Achteraf gezien gruwel ik eigenlijk wel bij het idee om de collectie onder te brengen bij een bibliotheek. Dan worden die boeken uitgeleend en trekken mensen ze uit een kast, zitten ze er met hun vingers aan en duwen ze zo’n boek er weer in, schei uit! Van die gedachte word ik gek. Dat vind ik niet leuk. Er zit niet voor niks zo’n plastic bescherming omheen.
Zijn schenkingen nog aan de orde?
Nou, daar hoeft de KB niet meer op te rekenen! Daar ben ik op afgeknapt. Wel heb ik de complete administratie van vijftig jaar Panda, als kleine Haagse uitgeverij, inclusief haar verwante ondernemingen en stichtingen, zoals Nibbi, uitgeverij De Vrijheid en Stichting De Kressekring, én mijn privéarchief Matla naar het Nederlands Literatuurmuseum gebracht, alwaar het voor de toekomst bewaard zal zijn voor bijvoorbeeld nader onderzoek. Dat stemt mij tevreden. Deze zestien strekkende meter boekenplank werd door mij in vijfenvijftig jaar opgebouwd en geconserveerd.
Je collectie aan je (klein)kinderen overdragen was geen optie?
Nee, die lezen geen strips. Of vrijwel niet. Er is een tijd van komen en een tijd van gaan. Ik ben recent 75 geworden. Nu is de tijd van gaan gekomen. Ik moet wel. Want anders zitten die kinderen er straks mee. Wat moeten die nu met vijfenveertig ton papier? Ik wil mijn kinderen daar niet mee opzadelen.
Waarom heb je je collectie niet via een veilingsite of veilinghuis, zoals Christie’s of Sotheby’s, aangeboden?
Ik ben benaderd door de Heritage Auctions-afdeling uit Nederland. Die was geïnteresseerd om de gehele collectie over te nemen. Ik kreeg de vraag of ik wat zou inbrengen voor de halfjaarlijkse internationale comicveiling. Maar Amerika is in mijn optiek niet geïnteresseerd in Nederlands striperfgoed. Japan niet. China niet. Dan moet je toch in Nederland of Vlaanderen zijn.
“De Rembrandt van het Nederlandse beeldverhaal is over de grens helaas niet bekend genoeg”

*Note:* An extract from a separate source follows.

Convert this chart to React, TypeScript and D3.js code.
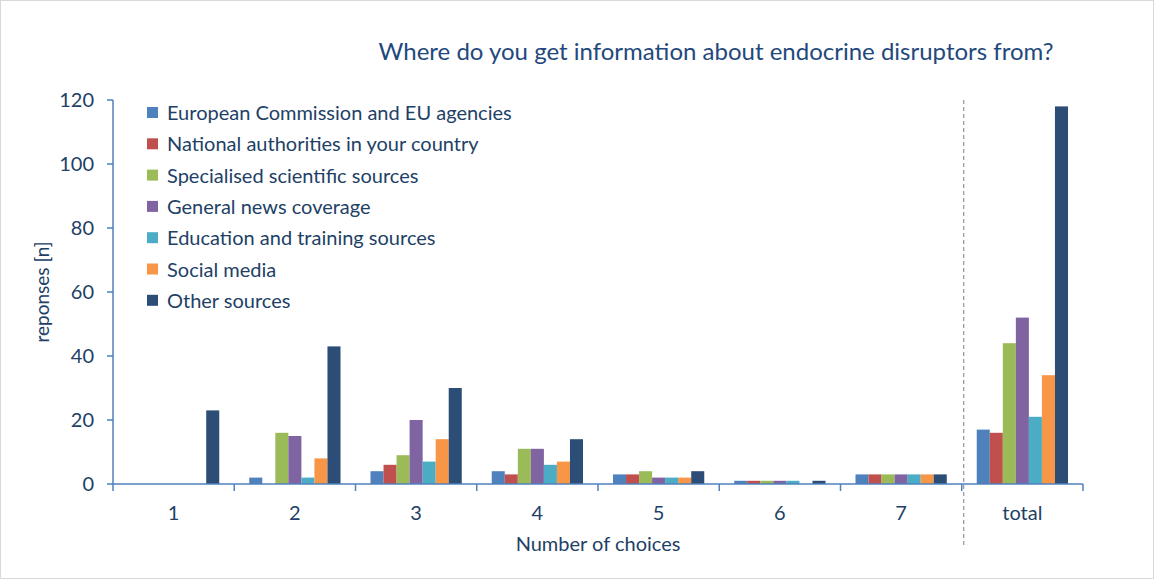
import * as d3 from "d3";

const categories = ["1", "2", "3", "4", "5", "6", "7", "total"];
const seriesNames = [
  "European Commission and EU agencies",
  "National authorities in your country",
  "Specialised scientific sources",
  "General news coverage",
  "Education and training sources",
  "Social media",
  "Other sources",
];
const seriesColors = ["#4f81bd", "#c0504d", "#9bbb59", "#8064a2", "#4bacc6", "#f79646", "#2c4d75"];

// one array per series, in category order
const euAgencies = [0, 2, 4, 4, 3, 1, 3, 17];
const nationalAuthorities = [0, 0, 6, 3, 3, 1, 3, 16];
const scientificSources = [0, 16, 9, 11, 4, 1, 3, 44];
const newsCoverage = [0, 15, 20, 11, 2, 1, 3, 52];
const educationSources = [0, 2, 7, 6, 2, 1, 3, 21];
const socialMedia = [0, 8, 14, 7, 2, 0, 3, 34];
const otherSources = [23, 43, 30, 14, 4, 1, 3, 118];

const seriesValues = [
  euAgencies,
  nationalAuthorities,
  scientificSources,
  newsCoverage,
  educationSources,
  socialMedia,
  otherSources,
];

const yTicks = [0, 20, 40, 60, 80, 100, 120];

const W = 1154;
const H = 579;
const margin = { top: 100, right: 71, bottom: 95, left: 113 };
const textColor = "#223f66";
const titleColor = "#1f497d";
const axisColor = "#4f81bd";
const font = "Lato, 'Open Sans', sans-serif";

export default function App() {
  const plotW = W - margin.left - margin.right;
  const plotH = H - margin.top - margin.bottom;

  const x = d3.scaleBand().domain(categories).range([0, plotW]);
  // bars sit side by side, with a gap of a little over one bar width at each end of a group
  const inner = d3
    .scaleBand<number>()
    .domain(d3.range(seriesNames.length))
    .range([0, x.bandwidth()])
    .paddingInner(0)
    .paddingOuter(1.15);
  const y = d3.scaleLinear().domain([0, 120]).range([plotH, 0]);

  const boundaries = categories.map((c) => x(c)!).concat([plotW]);
  const dashX = x("total")! + 2;

  return (
    <div style={{ position: "absolute", left: 0, top: 0 }}>
      <svg width={W} height={H} style={{ display: "block", fontFamily: font }}>
        <rect x={0.5} y={0.5} width={W - 1} height={H - 1} fill="#fff" stroke="#d9d9d9" />
        <text x={716} y={60} textAnchor="middle" fontSize={24} fill={titleColor}>
          Where do you get information about endocrine disruptors from?
        </text>

        <g transform={`translate(${margin.left},${margin.top})`}>
          {/* bars */}
          {seriesValues.map((vals, si) => (
            <g key={si} fill={seriesColors[si]}>
              {vals.map((v, ci) =>
                v > 0 ? (
                  <rect
                    key={ci}
                    x={x(categories[ci])! + inner(si)!}
                    y={y(v)}
                    width={inner.bandwidth()}
                    height={plotH - y(v)}
                  />
                ) : null
              )}
            </g>
          ))}

          {/* y axis */}
          <line x1={0} x2={0} y1={0} y2={plotH} stroke={axisColor} strokeWidth={1.5} />
          {yTicks.map((t) => (
            <g key={t} transform={`translate(0,${y(t)})`}>
              <line x1={-6} x2={0} stroke={axisColor} strokeWidth={1.5} />
              <text x={-19} dy="0.35em" textAnchor="end" fontSize={20} fill={textColor}>
                {t}
              </text>
            </g>
          ))}

          {/* x axis */}
          <line x1={0} x2={plotW} y1={plotH} y2={plotH} stroke={axisColor} strokeWidth={1.5} />
          {boundaries.map((b, i) => (
            <line key={i} x1={b} x2={b} y1={plotH} y2={plotH + 7} stroke={axisColor} strokeWidth={1.5} />
          ))}
          {categories.map((c) => (
            <text
              key={c}
              x={x(c)! + x.bandwidth() / 2}
              y={plotH + 36}
              textAnchor="middle"
              fontSize={20}
              fill={textColor}
            >
              {c}
            </text>
          ))}

          <line
            x1={dashX}
            x2={dashX}
            y1={0}
            y2={plotH + 64}
            stroke="#7f7f7f"
            strokeWidth={1}
            strokeDasharray="4,3"
          />

          <text x={485} y={plotH + 67} textAnchor="middle" fontSize={20} fill={textColor}>
            Number of choices
          </text>
        </g>

        <text
          transform={`translate(49,292) rotate(-90)`}
          textAnchor="middle"
          fontSize={19}
          fill={textColor}
        >
          reponses [n]
        </text>

        {/* legend */}
        {seriesNames.map((name, i) => (
          <g key={name} transform={`translate(147,${113 + i * 31.3})`}>
            <rect x={0} y={-6} width={11} height={11} fill={seriesColors[i]} />
            <text x={20} dy="0.35em" fontSize={20} fill={textColor}>
              {name}
            </text>
          </g>
        ))}
      </svg>
    </div>
  );
}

Ik heb toch toegestemd om wat uit te proberen en leverde drie Eric de Noorman-stroken van Hans Kresse aan waarvan één in kleur. Een dergelijke kleurenstrook bracht in het tv-programma Van onschatbare waarde zo’n twaalf jaar geleden 12.500 euro op. Via de internationale catalogus van Heritage bleef de teller voor deze strook vorig jaar op slechts 3500 euro staan. Dat viel me erg tegen. De Rembrandt van het Nederlandse beeldverhaal is over de grens helaas niet bekend genoeg. Het leek me uiteindelijk niet zoveel zin hebben om de gehele verkoop via zo’n groot bedrijf te doen, al heb ik wel een aantal delen van mijn collectie via Nederlandstalige tak via Heritage laten veilen, zoals bijzondere Vandersteen- en Blake en Mortimer-uitgaven.
Wat ga je met al je originelen doen?
Dat zijn zo’n negenduizend objecten. Och, dat weet ik nog niet. Dat moet ik allemaal nog uitzoeken, misschien breng ik zelf wat op de markt. Soms verkoop ik wat via Catawiki. Of ik klop aan bij een museum, zoals het Allard Pierson, dat het Stripdocumentatiecentrum Nederland beheert en over origineel werk van allerlei Nederlandse tekenaars beschikt.
De Bezeten Bezitter
Je hebt dus een groot deel van de collectie aan Ton Mackaaij van uitgeverij Cliché/striphandel De Bezeten Bezitter verkocht. Hij staat al ruim vijftien jaar op verschillende strip- en verzamelbeurzen. Wat maakt het aantrekkelijk om met hem in zee te gaan?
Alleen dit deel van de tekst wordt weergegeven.